‘The crucial importance of a room of one’s own’
What with fun City events like birthday parties and opera performances and colonoscopies, I’ve been spending a lot of time in the Ken & Barbie House. I was there digging its leafy wallpaper and garden views all last week, in fact.
It’s less than 500 scare feet, but this clever little hideaway has two bedrooms and two bathrooms. When I get a chance to show it off, like the other day when I ran into Barbara and Danielle and Ann (hi neighbors!) in the lobby, I often point out that I am awfully glad the place, though small, is not a studio.

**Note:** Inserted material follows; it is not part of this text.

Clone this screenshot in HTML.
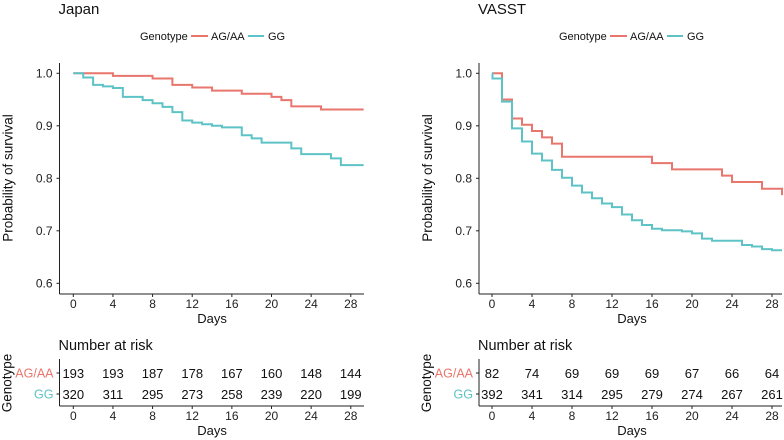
<!DOCTYPE html>
<html><head><meta charset="utf-8"><style>
html,body{margin:0;padding:0;background:#fff;}
svg{display:block;font-family:"Liberation Sans",Arial,sans-serif;}
</style></head><body>
<svg id="chart" width="784" height="440" viewBox="0 0 784 440" xmlns="http://www.w3.org/2000/svg"></svg>
<script>
const ticks = [0,4,8,12,16,20,24,28];
const yTicks = [0.6,0.7,0.8,0.9,1.0];
const yTickLabels = ["0.6","0.7","0.8","0.9","1.0"];
const groups = ["AG/AA","GG"];
const japanAgTimes = [0,4,8,10,12,14,17,20,21,22,25,29.3];
const japanAgSurv  = [1.0,0.995,0.990,0.978,0.973,0.967,0.961,0.955,0.949,0.937,0.931,0.931];
const japanGgTimes = [0,1,2,3,4,5,7,8,9,10,11,12,13,14,15,17,18,19,22,23,26,27,29.3];
const japanGgSurv  = [1.0,0.992,0.978,0.975,0.972,0.955,0.949,0.943,0.936,0.926,0.910,0.906,0.903,0.900,0.897,0.882,0.876,0.868,0.857,0.846,0.838,0.825,0.825];
const vasstAgTimes = [0,1,2,3,4,5,6,7,16,18,23,24,27,29,29];
const vasstAgSurv  = [1.0,0.950,0.914,0.902,0.890,0.878,0.866,0.841,0.829,0.817,0.805,0.793,0.780,0.768,0.768];
const vasstGgTimes = [0,0.05,1,2,3,4,5,6,7,8,9,10,11,12,13,14,15,16,17,19,20,21,22,25,26,27,28,29];
const vasstGgSurv  = [1.0,0.990,0.946,0.895,0.870,0.847,0.834,0.816,0.801,0.786,0.773,0.762,0.752,0.745,0.731,0.720,0.711,0.704,0.701,0.699,0.695,0.685,0.681,0.673,0.670,0.665,0.663,0.663];
const japanRiskAg = [193,193,187,178,167,160,148,144];
const japanRiskGg = [320,311,295,273,258,239,220,199];
const vasstRiskAg = [82,74,69,69,69,67,66,64];
const vasstRiskGg = [392,341,314,295,279,274,267,261];

const RED="#e8766d", TEAL="#5ec3c6";
const svg=document.getElementById('chart');
const NS="http://www.w3.org/2000/svg";
function mk(tag,attrs,parent,text){const e=document.createElementNS(NS,tag);for(const k in attrs)e.setAttribute(k,attrs[k]);if(text!==undefined)e.textContent=text;(parent||svg).appendChild(e);return e;}

function panel(ox,axisX,x0,pxPerDay,xEnd,title,legX,agT,agS,ggT,ggS,riskAg,riskGg,key){
  const g=mk('g',{},svg);
  
  
  const xs=d=>x0+d*pxPerDay;
  const ys=v=>73.3+(1-v)*525;
  const t=mk('text',{x:axisX-1,y:14,'font-size':15,fill:'#111'},g,title);
  
  
  const lg=mk('g',{},g);
  
  
  mk('text',{x:legX,y:40,'font-size':11,fill:'#111'},lg,'Genotype');
  const e1=mk('g',{},lg);
  
  
  mk('line',{x1:legX+51,x2:legX+68,y1:36,y2:36,stroke:RED,'stroke-width':2},e1);
  mk('text',{x:legX+71,y:40,'font-size':11,fill:'#111'},e1,'AG/AA');
  const e2=mk('g',{},lg);
  
  
  mk('line',{x1:legX+108,x2:legX+124,y1:36,y2:36,stroke:TEAL,'stroke-width':2},e2);
  mk('text',{x:legX+128,y:40,'font-size':11,fill:'#111'},e2,'GG');
  mk('line',{x1:axisX,x2:axisX,y1:63,y2:294,stroke:'#222','stroke-width':1},g);
  mk('line',{x1:axisX,x2:xEnd,y1:294,y2:294,stroke:'#222','stroke-width':1},g);
  yTicks.forEach((v,i)=>{
    mk('line',{x1:axisX-3,x2:axisX,y1:ys(v),y2:ys(v),stroke:'#222'},g);
    const tl=mk('text',{x:axisX-7,y:ys(v)+4,'font-size':12,'text-anchor':'end',fill:'#222'},g,yTickLabels[i]);
    
    
  });
  const yt=mk('text',{x:0,y:0,'font-size':13.5,'text-anchor':'middle',fill:'#111',transform:`translate(${axisX-47},178) rotate(-90)`},g,'Probability of survival');
  
  
  ticks.forEach(d=>{
    mk('line',{x1:xs(d),x2:xs(d),y1:294,y2:297,stroke:'#222'},g);
    mk('text',{x:xs(d),y:308,'font-size':12,'text-anchor':'middle',fill:'#222'},g,String(d));
  });
  const xt=mk('text',{x:xs(14),y:323,'font-size':13,'text-anchor':'middle',fill:'#111'},g,'Days');
  
  
  function curve(T,S,col,name){
    let d=`M${xs(T[0])},${ys(S[0])}`;
    for(let i=1;i<T.length;i++){d+=` H${xs(T[i])} V${ys(S[i])}`;}
    const p=mk('path',{d:d,fill:'none',stroke:col,'stroke-width':2},g);
    
    
  }
  curve(agT,agS,RED,key+'-agaa-curve');
  curve(ggT,ggS,TEAL,key+'-gg-curve');
  const rt=mk('text',{x:axisX-1,y:350,'font-size':14.5,fill:'#111'},g,'Number at risk');
  
  
  mk('line',{x1:axisX,x2:axisX,y1:359,y2:406,stroke:'#222'},g);
  mk('line',{x1:axisX,x2:xEnd,y1:406,y2:406,stroke:'#222'},g);
  const rowY=[373,394];
  const rowCol=[RED,TEAL];
  [riskAg,riskGg].forEach((row,r)=>{
    mk('line',{x1:axisX-3,x2:axisX,y1:rowY[r],y2:rowY[r],stroke:'#222'},g);
    const lab=mk('text',{x:axisX-6,y:rowY[r]+4.5,'font-size':12.5,'text-anchor':'end',fill:rowCol[r]},g,groups[r]);
    
    
    row.forEach((n,i)=>{
      const c=mk('text',{x:xs(ticks[i]),y:rowY[r]+5,'font-size':13,'text-anchor':'middle',fill:'#111'},g,String(n));
      
      
    });
  });
  const gy=mk('text',{x:0,y:0,'font-size':13.5,'text-anchor':'middle',fill:'#111',transform:`translate(${axisX-48},383) rotate(-90)`},g,'Genotype');
  
  
  ticks.forEach(d=>{
    mk('line',{x1:xs(d),x2:xs(d),y1:406,y2:409,stroke:'#222'},g);
    mk('text',{x:xs(d),y:420,'font-size':12,'text-anchor':'middle',fill:'#222'},g,String(d));
  });
  mk('text',{x:xs(14),y:435,'font-size':13,'text-anchor':'middle',fill:'#111'},g,'Days');
}
panel(0,59.5,73.3,9.91,364,'Japan',140,japanAgTimes,japanAgSurv,japanGgTimes,japanGgSurv,japanRiskAg,japanRiskGg,'japan');
panel(392,479,492,10,782,'VASST',559,vasstAgTimes,vasstAgSurv,vasstGgTimes,vasstGgSurv,vasstRiskAg,vasstRiskGg,'vasst');
</script>
</body></html>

“Here’s my husband’s room,” I say, “and here’s mine.” Oddly (or maybe not so oddly), if my guest is a woman — a woman who has been married for at least ten years or so — she never suggests “knocking down that wall to join the bedrooms.” Oh no. She just smiles and nods. Maybe looks a tad wistful.
“If The Dude and I had to live in a one-room studio, he’d be dead and I’d be in jail.” is my comment while sliding open the pocket door leading to my private little lair.
Oh, it’s not that I don’t absolutely adore Dude Man. I do, I really do. And he is, actually, quite easy to get along with. For a man.
But there’s something about a man — a man “around the house,” as they say — that is just not, well, peaceful.
After a hard day spent descaling toilets and wrestling with bedsheets and swiffing floors and stamping bills and downloading boarding passes (See “Darn! I didn’t get last month’s issue of Toilet Today “ for more female fuming) I can easily sink into a chair and disappear into a book.
But not Mr. Man. Is that the vacuum cleaner? In the basement? At Cocktail Hour? “What are you doing?” I yell down the stairs. “Somebody’s got to vacuum down here!” he insists. (“Actually, no. It’s the basement,” is what I’m thinking.)
But at least he does that sort of thing in Amagansett, where there’s plenty of room for me to escape from these sorts of restless male shenanigans.
At the K & B House — which new Best Buddy Ann remarked should be relabelled the Alice in Wonderland House, bless her — we have no such spatial luxury. But, on the other hand, we don’t have a basement to vacuum. Nor a driveway to blow leaves from.
We do have a piano. But it has earphones. And, yes, by golly, we have plenty of walls — and pocket doors.